Closed alexdemartos closed 4 years ago
The core idea is already implemented in this repository (Multi reso STFT loss with MelGAN). I think it is very easy to adapt.
I checked the paper in detail. FB-MelGAN is almost the same as this repository’s melgan.v3 config. For MB-MelGAN, I need to implement the filters to synthesize the audio from sub band signals.
Anyway, I will try to extend this repository but it depends on my motivation :)
@kan-bayashi :))) I think you can do it in 1 day :)).
First, I will check the full-band melgan setting (#145).
https://authors.library.caltech.edu/6848/1/KOIieeetsp92.pdf https://www.academia.edu/10919484/Near-perfect-reconstruction_pseudo-QMF_banks From these papers, I almost understood how to implement the PQMF analysis-synthesis filter but I'm not sure how to design the prototype filter.
Maybe I could implement PQMF.
The design of the filter is too heuristic, it is better to understand more about digital signal processing...
I could not understand the reason why the MB-MelGAN's upsampling scales are different from the FB-MelGAN. In my understanding, PQMF-analysis does not change the length of the waveform.
maybe that is a trick to speedup a inference, i just saw a paper upsampling to 50 (there are 4 sub-band), that mean hop size = 200 ?
As I mentioned above, in my understanding, PQMF-analysis does not change the length of the waveform. So sub-banded signal has the same length as the original waveform. How do we adjust the length from 50 to 200?
I do not understand also :))), why paper use upsampling scale 2,5,5 :)))
That mean output is 4 units then reshape to 200?
But from the figure 1, it seems that they convert 4 ch signal to 1 ch signal with PQMF synthesis filter.
I will check the paper DurIAN again. Maybe my understanding of PQMF analysis-synthesis part is wrong.
https://arxiv.org/pdf/1909.01700.pdf
Downsamping is achieved by taking every Nth samples, and upsampling is done by padding zeros between original signal.
Oh, I missed this trick. I will check it.
I could do it! This is very interesting :)
So how can we adjust a length from 50 to 200?, i have not read paper in detail yet.
Yeah, we can reduce the subband signal length from N to N / 4. Then x50 upsampling is enough.
I finished the implementation (#147). Now the training on LJSpeech is on-going.
This multi-band technique can also be applied to PWG. (We do not need to modify the current implementation, already available) If I have free GPU slots, I will also try it.
I am training on tensorflow, what is ur results now ? It seems a model convergence so slow
I was struggling with the speed up of large batch-size, so the iterations is still around 300k iterations, not converged yet. How many iterations do you use?
1M step with bảtch size 128, pretrained G 200k steps as paper suggested
Thanks, now I am training with batch_size = 64. Let us wait for this weekend :)
I checked the sample @ 350k. I found that there are disconnections between subbands.
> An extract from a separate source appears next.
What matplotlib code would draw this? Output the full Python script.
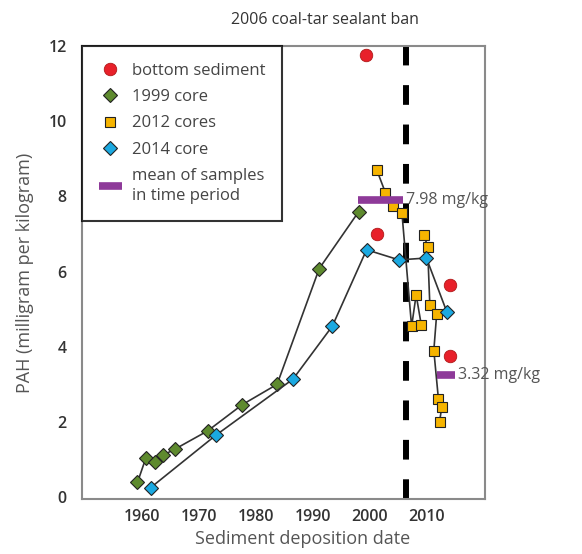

I'm not sure the further training can solve this problem.
@kan-bayashi, About 1M step, there is no disconnections. but i see the scloss and log mag loss increase when introduce the discriminator, may be decrease the pretrain step?
Oh, that is good news! The STFT loss will be increasing when introducing discriminator loss but the STFT loss value itself is not directly related to perceptual quality. So we need to check the quality carefully. How was the quality?
@kan-bayashi, not Good Now, it seems the original demo(https://anonymous9747.github.io/demo/) works well under 16k audio, but when use 24k, there is less high frequency details. And i use 24k data to train, so there is gap in the generated wav with the GT wave.
I see. I'm wondering how the number of subbands or PQMF prototype filter affects quality. How did you design the PQMF filter?
i check the open source pqmf: https://ww2.mathworks.cn/matlabcentral/fileexchange/35053-uniform-filter-bank
Thank your for your information! I will check it.
Now I'm wondering whether we should perform analysis-synthesis for the ground-truth waveform in training.
Disconnections disappeared @ 400k iters. Interesting :)
can u share sample audios @kan-bayashi
OK. I will add items here. https://drive.google.com/open?id=1ls_YxCccQD-v6ADbG6qXlZ8f30KrrhLT
seem everything work fine, let see the performance at 1M steps :v. BTW, i see many your interspeech 2020 papers :))), you are superman :))
@kan-bayashi can u share your tensorborad?
Sorry, I resumed several times so a bit conflicted around 200k iters.
Is the code in https://github.com/kan-bayashi/ParallelWaveGAN/pull/147 up to date with what's being shown here in this issue report?
Right. Here I report the training progress with #147.
Cool, thanks! :D
Out of curiosity, do you have any write-ups on how to setup custom datasets for this project? I've got about 2 hours of data of a 48khz voice I'd like to try out training but I'm not sure where to begin.
Rad, thanks. Going to see if I can make some Persona voice models.
@kan-bayashi do u think there is a different between upsample scales [2, 4, 8] and [8, 4, 2]. I just saw a paper use [2, 5, 5] for hop-size 200, so maybe [2,4,8] will better ?
@kan-bayashi do u think there is a different between upsample scales [2, 4, 8] and [8, 4, 2]. I just saw a paper use [2, 5, 5] for hop-size 200, so maybe [2,4,8] will better ?
Yeah, I'm wondering which is better. We need to compare.
Is there an easy way to set where to save the model and checkpoints to when training a new model? I'm not sure where they go right now but I'd like to pipe them into my Google Drive, as I'm working on running the project via Google Colab.
How much time did it take you to get the multiband model to 400k steps?
Is there an easy way to set where to save the model and checkpoints to when training a new model? I'm not sure where they go right now but I'd like to pipe them into my Google Drive, as I'm working on running the project via Google Colab.
@Iamgoofball Please not to raise your question on this issue.
The model will be saved in under egs/<recipe_name>/voc1/exp/
directory.
To understand the directory structure, please run egs/yesno/voc1
.
It will finish within a minute.
Hi,
just found https://arxiv.org/pdf/2005.05106.pdf
It seems to provide significantly better quality than regular MelGAN, and is also stunningly fast (0.03 RTF on CPU). The authors will be publishing the code shortly.
Any chances we will see an implementation in this great repo? =)